The essence, in many ways, is in the section: snuggled into bush and crag it may be, but the only point at which house and planet actually interpenetrate is the wine cellar, a secret cavern hidden beneath a closet. Otherwise, the heavy in situ concrete structure floats ethereal, as effortless as the “floating” concrete wall panel under the undulating ceiling, lending to the whole a submarine surreality, a lightness of being that resonates endlessly with the watery view.

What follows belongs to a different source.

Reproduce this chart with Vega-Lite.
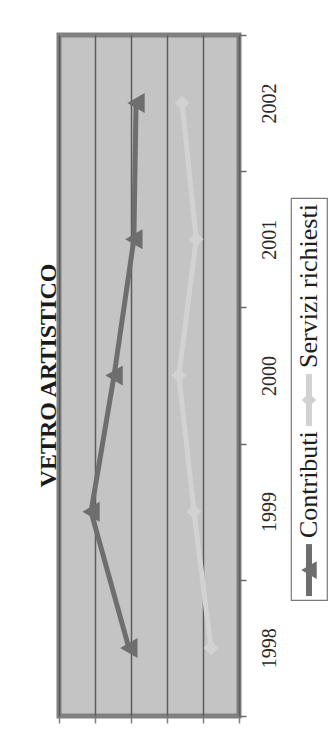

It’s eclectic, but consistent in its eclecticism, each part bringing not just opposing sine curves but two opposing world views into head-on collision: simple planar rationalism meets organic neo-expressionism. “Yes, I suppose you could say that,” reflects Buhrich, as though it’s the first time the thought has occurred to him but advancing no further explanation as to his intellectual sources. Commentators have suggested influence from the Ronchamp and the Maison de Verre, but the house sits more easily between two characteristically German streams of the high Modern: Miesian (quasi-)rationalism and the techno-organic tradition of Scharoun and Behnisch, with their characteristic amalgam of minimalism and expression; reason, if you like, and emotion. The site may be absolutely Sydney, and the house may be a wholehearted response to it, but its guiding spirit, for my money, is a thoroughgoing, international, surreal-edged, Miroesque abstract expressionism.